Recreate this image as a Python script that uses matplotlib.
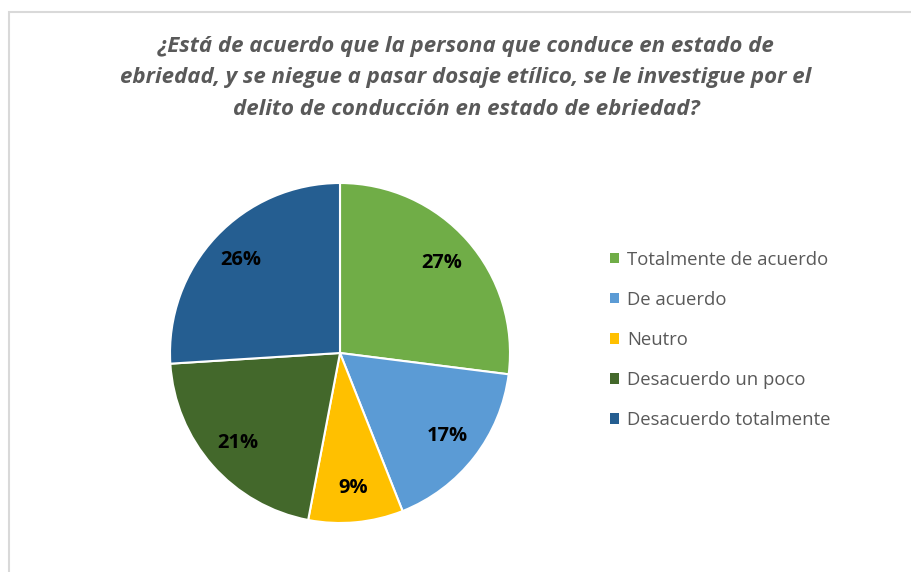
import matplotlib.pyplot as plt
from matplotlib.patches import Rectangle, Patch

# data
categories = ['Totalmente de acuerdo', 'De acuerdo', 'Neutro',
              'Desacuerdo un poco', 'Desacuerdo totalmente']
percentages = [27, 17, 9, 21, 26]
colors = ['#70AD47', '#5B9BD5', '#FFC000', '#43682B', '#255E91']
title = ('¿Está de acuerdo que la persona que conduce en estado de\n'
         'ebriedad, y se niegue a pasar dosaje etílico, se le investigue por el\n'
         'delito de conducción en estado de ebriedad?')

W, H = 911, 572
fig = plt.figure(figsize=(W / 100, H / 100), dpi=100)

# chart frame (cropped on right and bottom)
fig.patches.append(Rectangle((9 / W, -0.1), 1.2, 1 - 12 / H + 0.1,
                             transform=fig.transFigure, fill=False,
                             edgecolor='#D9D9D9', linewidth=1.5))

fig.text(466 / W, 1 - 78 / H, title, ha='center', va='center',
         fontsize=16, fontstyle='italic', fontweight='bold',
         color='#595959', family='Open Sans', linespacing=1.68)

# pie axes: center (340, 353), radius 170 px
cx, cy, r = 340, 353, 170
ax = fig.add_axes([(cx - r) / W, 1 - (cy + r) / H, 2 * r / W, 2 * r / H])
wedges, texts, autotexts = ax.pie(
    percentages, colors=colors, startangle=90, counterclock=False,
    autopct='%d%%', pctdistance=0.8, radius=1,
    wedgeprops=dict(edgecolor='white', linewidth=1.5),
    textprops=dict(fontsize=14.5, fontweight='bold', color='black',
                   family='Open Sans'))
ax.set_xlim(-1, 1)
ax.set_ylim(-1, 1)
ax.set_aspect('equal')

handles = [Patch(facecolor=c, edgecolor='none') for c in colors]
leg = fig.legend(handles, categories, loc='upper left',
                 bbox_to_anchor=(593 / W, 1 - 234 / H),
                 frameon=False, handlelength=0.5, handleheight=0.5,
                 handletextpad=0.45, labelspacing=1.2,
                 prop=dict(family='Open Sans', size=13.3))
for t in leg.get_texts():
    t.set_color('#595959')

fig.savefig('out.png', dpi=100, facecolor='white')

----

[EXERCISE TASK]: Leave out the pictures. Transcribe only the lines above, from the first through the one that contains "from matplotlib.patches import".

[WRITTEN RESPONSE]:
Recreate this image as a Python script that uses matplotlib.
import matplotlib.pyplot as plt
from matplotlib.patches import Rectangle, Patch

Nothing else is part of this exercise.